Dilahirkan sebagai keturunan Tionghoa tidak membuat Babah Akong ciut nyali dan minder, beliau membaur dengan warga lokal dari berbagai etnis dan agama. Walaupun lahir dari keluarga kaya beliau tetap ‘istiqomah’ dalam kesederhanaan, rumahnya yang berdinding bambu menjadi saksinya. Sifat ringan tangannya untuk membantu siapapun yang datang kepada beliau, telah menghilangkan stigma bahwa warga keturunan Tionghoa hidup jauh dari masyarakat dan eksklusif. Rumahnya terbuka 24 jam untuk siapa pun yang datang, baik untuk berdiskusi, penelitian, wawancara maupun untuk melihat karya beliau berupa hutan mangrove seluas 30 H. Maka tidak mengherankan setiap hari rumahnya ramai dikunjungi tamu dari berbagai kalangan, baik lokal maupun dari luar negeri. Soal sikapnya yang suka menolong dan kesederhanaan hidupnya, beliau pernah mengatakan ‘Untuk apa hidup kaya tapi tidak bermanfaat untuk sesama? Biarlah saya hidup begini yang penting bisa membantu dan bermanfaat untuk orang lain’ sebuah sikap yang patut kita teladani.

Kemunculan Ahok di panggung politik nasional dengan segala kontroversinya juga menjadi perhatian Babah Akong. Menurut beliau kemunculan Ahok merupakan pertanda baik, sebagai sesama keturunan Tionghoa kemunculan Ahok bisa membuktikan bahwa warga Tionghoa bukan lagi warga kelas dua yang selalu dipandang penuh curiga, Ahok bersama semua anak bangsa di negeri ini punya hak sama untuk melakukan perubahan demi kebaikan bangsa dan negara ini. Babah Akong sangat berharap semua warga keturunan Tionghoa bisa bersama-sama ikut berkontribusi untuk kemajuan negeri ini apapun bidangnya.

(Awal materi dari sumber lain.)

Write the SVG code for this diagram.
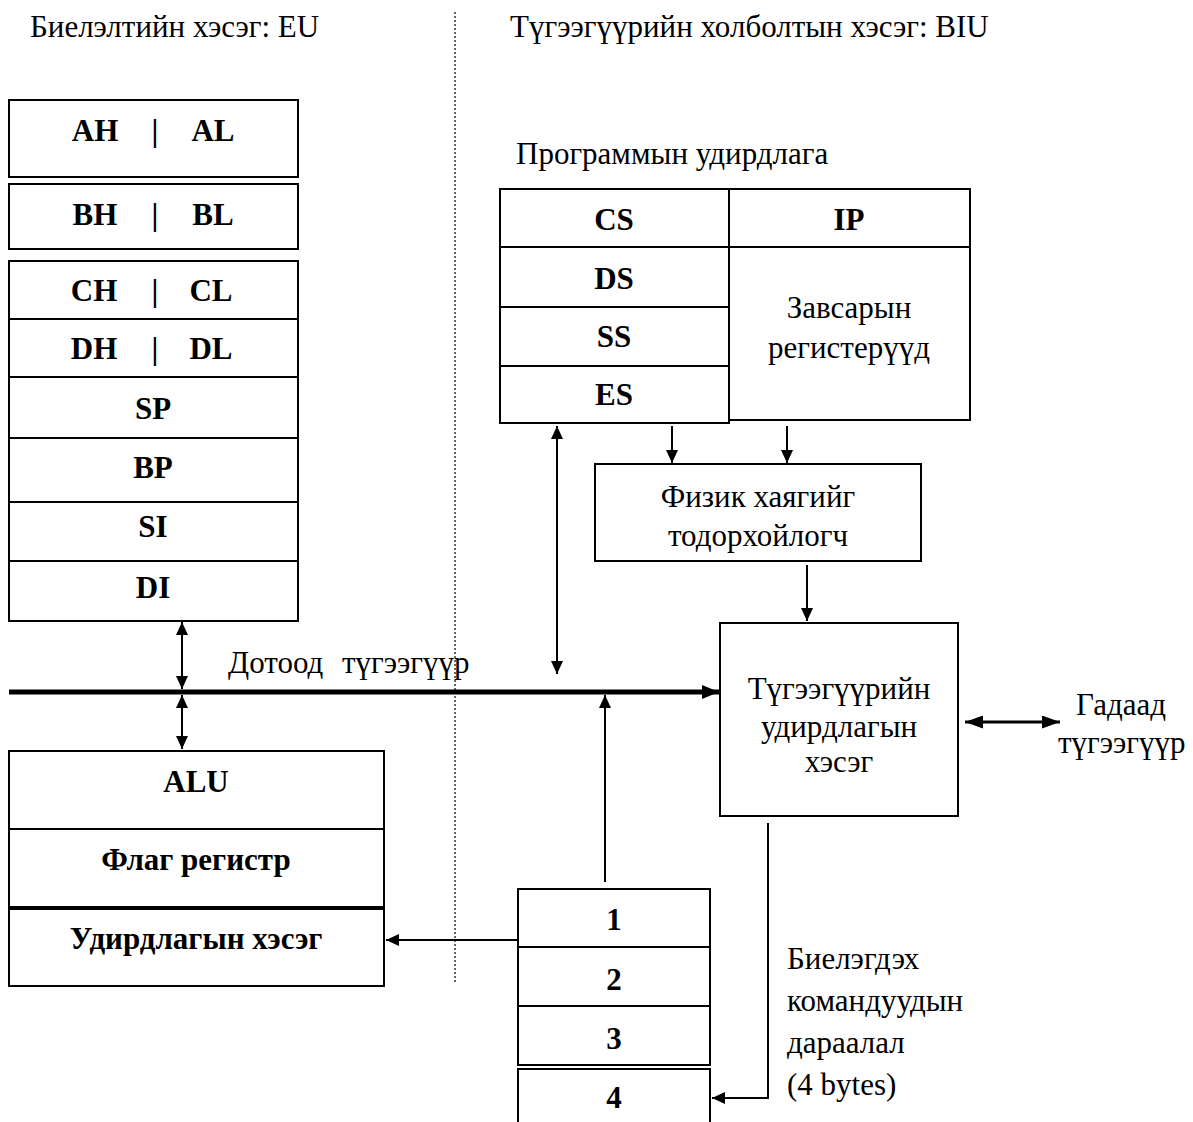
<svg xmlns="http://www.w3.org/2000/svg" width="1193" height="1122" viewBox="0 0 1193 1122">
<style>
.box{fill:#fff;stroke:#000;stroke-width:2}
.t{font-family:"Liberation Serif","Times New Roman",serif;font-size:31px;fill:#000}
.h{font-family:"Liberation Serif","Times New Roman",serif;font-size:31px;fill:#000}
.b{font-family:"Liberation Serif","Times New Roman",serif;font-size:31px;font-weight:bold;fill:#000;text-anchor:middle}
.c{text-anchor:middle}
.ln{stroke:#000;stroke-width:2;fill:none}
</style>
<defs>
<marker id="ah" viewBox="0 0 13 12" refX="13" refY="6" markerWidth="13" markerHeight="12" markerUnits="userSpaceOnUse" orient="auto-start-reverse"><path d="M0,0 L13,6 L0,12 z" fill="#000"/></marker>
<marker id="ahx" viewBox="0 0 18 13" refX="18" refY="6.5" markerWidth="18" markerHeight="13" markerUnits="userSpaceOnUse" orient="auto-start-reverse"><path d="M0,0 L18,6.5 L0,13 z" fill="#000"/></marker>
<marker id="ahb" viewBox="0 0 17 14" refX="17" refY="7" markerWidth="17" markerHeight="14" markerUnits="userSpaceOnUse" orient="auto"><path d="M0,0 L17,7 L0,14 z" fill="#000"/></marker>
</defs>

<line x1="455" y1="12" x2="455" y2="982" stroke="#000" stroke-width="1.2" stroke-dasharray="2,2"/>
<text class="h" x="30" y="37">Биелэлтийн хэсэг: EU</text>
<text class="h" x="510" y="37">Түгээгүүрийн холболтын хэсэг: BIU</text>

<g id="reg-a"><rect class="box" x="9" y="100" width="289" height="77"/><text class="b" x="95" y="141">AH</text><text class="b" x="155" y="141">|</text><text class="b" x="213" y="141">AL</text></g>
<g id="reg-b"><rect class="box" x="9" y="184" width="289" height="65"/><text class="b" x="95" y="225">BH</text><text class="b" x="155" y="225">|</text><text class="b" x="213" y="225">BL</text></g>
<g id="reg-c"><rect class="box" x="9" y="261" width="289" height="58"/><text class="b" x="94" y="301">CH</text><text class="b" x="155" y="301">|</text><text class="b" x="211" y="301">CL</text></g>
<g id="reg-d"><rect class="box" x="9" y="319" width="289" height="58"/><text class="b" x="94" y="359">DH</text><text class="b" x="155" y="359">|</text><text class="b" x="211" y="359">DL</text></g>
<g id="reg-sp"><rect class="box" x="9" y="377" width="289" height="61"/><text class="b" x="153" y="419">SP</text></g>
<g id="reg-bp"><rect class="box" x="9" y="438" width="289" height="64"/><text class="b" x="153" y="478">BP</text></g>
<g id="reg-si"><rect class="box" x="9" y="502" width="289" height="59"/><text class="b" x="153" y="537">SI</text></g>
<g id="reg-di"><rect class="box" x="9" y="561" width="289" height="60"/><text class="b" x="153" y="598">DI</text></g>

<text class="t" x="516" y="164">Программын удирдлага</text>
<g id="seg-cs"><rect class="box" x="500" y="189" width="229" height="58"/><text class="b" x="614" y="230">CS</text></g>
<g id="seg-ds"><rect class="box" x="500" y="247" width="229" height="60"/><text class="b" x="614" y="289">DS</text></g>
<g id="seg-ss"><rect class="box" x="500" y="307" width="229" height="59"/><text class="b" x="614" y="347">SS</text></g>
<g id="seg-es"><rect class="box" x="500" y="366" width="229" height="57"/><text class="b" x="614" y="405">ES</text></g>
<g id="ip"><rect class="box" x="729" y="189" width="241" height="58"/><text class="b" x="849" y="230">IP</text></g>
<g id="aux"><rect class="box" x="729" y="247" width="241" height="173"/><text class="t c" x="849" y="318">Завсарын</text><text class="t c" x="849" y="358">регистерүүд</text></g>

<g id="phys"><rect class="box" x="595" y="464" width="326" height="97"/><text class="t c" x="758" y="507">Физик хаягийг</text><text class="t c" x="758" y="546">тодорхойлогч</text></g>
<g id="busctl"><rect class="box" x="720" y="623" width="238" height="193"/><text class="t c" x="839" y="699">Түгээгүүрийн</text><text class="t c" x="839" y="737">удирдлагын</text><text class="t c" x="839" y="772">хэсэг</text></g>

<g id="alu"><rect class="box" x="9" y="751" width="375" height="78"/><text class="b" x="196" y="792">ALU</text></g>
<g id="flag"><rect class="box" x="9" y="829" width="375" height="78"/><text class="b" x="196" y="870">Флаг регистр</text></g>
<g id="ctl"><rect class="box" x="9" y="909" width="375" height="77"/><text class="b" x="196" y="949">Удирдлагын хэсэг</text></g>

<g id="queue">
<rect class="box" x="518" y="889" width="192" height="58"/><text class="b" x="614" y="930">1</text>
<rect class="box" x="518" y="947" width="192" height="59"/><text class="b" x="614" y="990">2</text>
<rect class="box" x="518" y="1006" width="192" height="59"/><text class="b" x="614" y="1049">3</text>
<path class="ln" d="M518,1130 V1069 H710 V1130"/><text class="b" x="614" y="1108">4</text>
</g>

<g id="labels">
<text class="t" x="228" y="673">Дотоод<tspan x="342">түгээгүүр</tspan></text>
<text class="t" x="1076" y="715">Гадаад</text>
<text class="t" x="1058" y="753">түгээгүүр</text>
<text class="t" x="787" y="969">Биелэгдэх</text>
<text class="t" x="787" y="1011">командуудын</text>
<text class="t" x="787" y="1053">дараалал</text>
<text class="t" x="787" y="1095">(4 bytes)</text>
</g>

<g id="connectors">
<line x1="9" y1="692" x2="719" y2="692" stroke="#000" stroke-width="5" marker-end="url(#ahb)"/>
<line class="ln" x1="182" y1="622" x2="182" y2="689" marker-start="url(#ah)" marker-end="url(#ah)"/>
<line class="ln" x1="182" y1="695" x2="182" y2="749" marker-start="url(#ah)" marker-end="url(#ah)"/>
<line class="ln" x1="557" y1="426" x2="557" y2="674" marker-start="url(#ah)" marker-end="url(#ah)"/>
<line class="ln" x1="672" y1="426" x2="672" y2="463" marker-end="url(#ah)"/>
<line class="ln" x1="787" y1="426" x2="787" y2="463" marker-end="url(#ah)"/>
<line class="ln" x1="807" y1="565" x2="807" y2="621" marker-end="url(#ah)"/>
<line class="ln" x1="605" y1="882" x2="605" y2="695" marker-end="url(#ah)"/>
<line class="ln" x1="518" y1="940" x2="386" y2="940" marker-end="url(#ah)"/>
<path class="ln" d="M768,823 V1098 H712" marker-end="url(#ah)"/>
<line x1="965" y1="722" x2="1060" y2="722" stroke="#000" stroke-width="3" marker-start="url(#ahx)" marker-end="url(#ahx)"/>
</g>
</svg>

Keberanian Ahok yang melakukan perubahan di Jakarta membuat Babah Akong mengagumi sosok Ahok. Di mata Babah Akong , Ahok adalah pribadi yang lengkap, berani, konsisten dan tidak mudah tunduk kepada siapapun yang menghalanginya melakukan perubahan. Sikap seperti Ahok sangat jarang dimiliki oleh para pemimpin yang sedang berkuasa di negeri ini, biasanya mereka cuma berteriak perubahan tetapi ciut nyali untuk melakukannya karena mereka mudah tunduk kepada uang dan kepentingan partai. Ahok mengajarkan kepada pemimpin di negeri ini bahwa yang dilakukannya adalah ‘amanah’ yang sesungguhnya, jabatan hanyalah sementara yang harus digunakan sebaik-baiknya untuk kepentingan rakyat apapun resikonya, nyawa sekalipun.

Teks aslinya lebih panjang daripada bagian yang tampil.